If you are seeking a masters in CS most universities are only looking for programming languages, computer architecture, data structures and one algorithms course. These are the prerequisites for most courses.
That's true I'm just speaking from experience of looking at many undergraduate computer science programs in the United States. They all generally require some "tough math", and I think they should because that sort of analytic thinking in solving complex mathematical problems applies directly to computer science.
An ABET accredited CS major requires learning the calculus and probably somewhat beyond the AP BC level plus a course in discrete math. And maybe a bit more, you can check out their web site at http://www.abet.org/
I agree. Even as a math major myself, I have only needed formal math when math was part of the domain knowledge. Math is a great major, but I think you can be an absolutely top programmer with a degree in a different subject or no degree at all.

I mentioned this because if you want to be the kind of programmer with a CS or related degree, you'll need to be very good at math.

You do not need to be very good at math to get a CS degree. The last role I had was in a company heavily loaded up with UMich CS grad students, none of whom could (for instance) deploy a discrete cosine transform.

There's a level of "street math" that good programmers tend to have (statistics, maybe some trig, maybe basic matrix arithmetic), but you'd be surprised how many excellent programmers don't even use algebra. A friend of mine interviewed at a very famous quant hedge fund (a decade or so ago) and shocked his interviewer by answering one of the questions with a system of equations in two variables.

I'd expect UMich CS to be very strong. I haven't looked at the undergrad curriculum, but I'd be surprised if it doesn't require calculus through differential equations, along with some more advanced electives.

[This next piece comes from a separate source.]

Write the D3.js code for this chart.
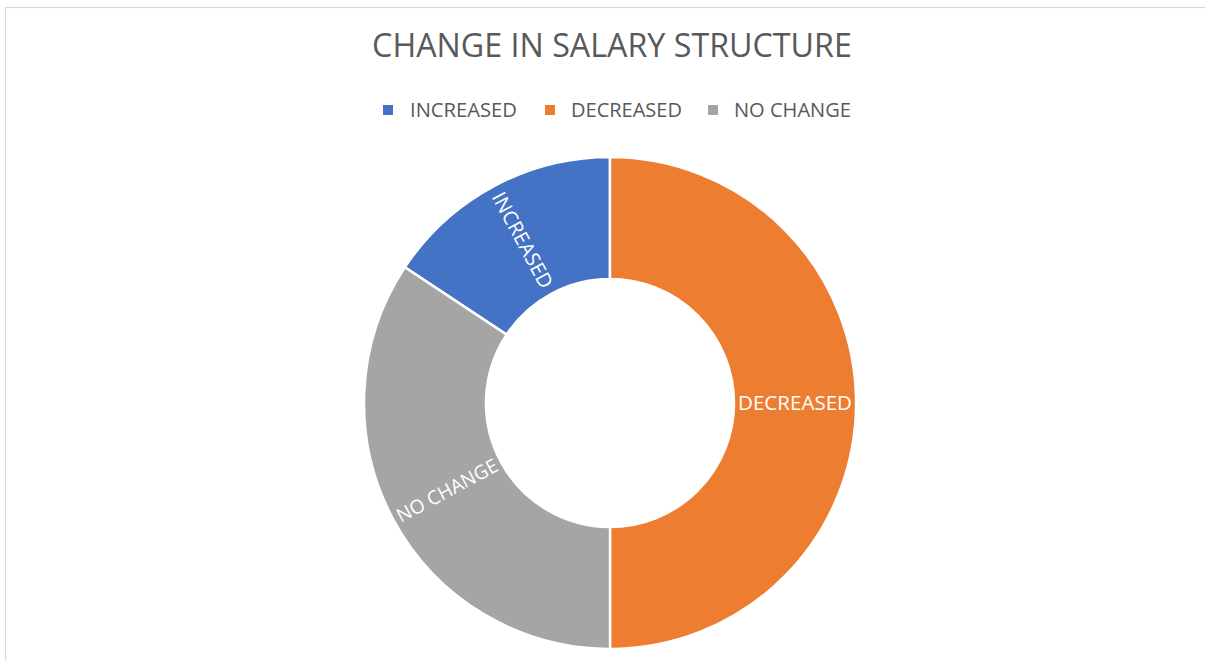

I should have defined "tough math," because a lot of people on HN have gone far enough with math that what I described above wouldn't be considered "tough". But it actually does serve as a gatekeeper for most engineering and hard science curricula, including CS.

One can get through the required classes without being any good at them. Wannabe doctors take 2 years of chemistry as premeds and promptly forget it all when finals are over.

That said, I've never seen a CS degree that required any more math than a year of calc and maybe a semester of linear algebra. That doesn't seem so hard, one just has to keep up with the homework. Maybe you are thinking of computer engineering?

Semester of statistics required for mine.

Of course they have since dropped the stats requirement. And the calc 2 requirement. So now it's a semester of calculus and a semester of linear algebra. I guess too many people failed calculus 2 and stats.

I don't think that math is universally necessary - it's actually rare that I need to sit down and write equations and think about something mathematically. (Unless I'm a genius who does it in his head, and trust me, I'm not.)

And a 25-hour-a-week job doesn't seem that overwhelming. I think I worked 20 hours a week with a 30 minute commute each way - unless you're having a truly difficult time with the core concepts, a 15 hour course load and a 25 hour work load isn't much harder than starting any new job.

Mathematical literacy is more than just writing down complex equations.

for (a = 0; a < n; a++) { for (b = 0; b < n; b++) { do_something(a,b); }}

How many times is do_something called? If you can say n^2 in under 15 seconds you are now better at math than the average American.

That isn't considered "tough math" though. Surely basic math is needed but most developers won't actually use high level math (except to get the degree).
There's an argument to be made that learning tough math is necessary to make basic math effortless.
That wouldn't be a very good argument. Basic math gets better by doing a lot of basic math. Your trigonometry will not improve by learning topology. I had more than one math prof who could not seem to balance a checkbook.
I knew very smart guy who worked over 30 hours a week on compilers alone. He got an A-. Maybe he could have gotten away with less work.

This was a notoriously difficult prof at a notoriously tough program, though. So maybe not typical.

I suppose it depends on the specifics of your program. BS in CS over here, never had to take a compiler class as far as I remember.
I agree. Just like I'm not going to tell someone who is more analytical to get into graphic design. Creative people go to school for design to sharpen their skill, not to learn how to think creatively.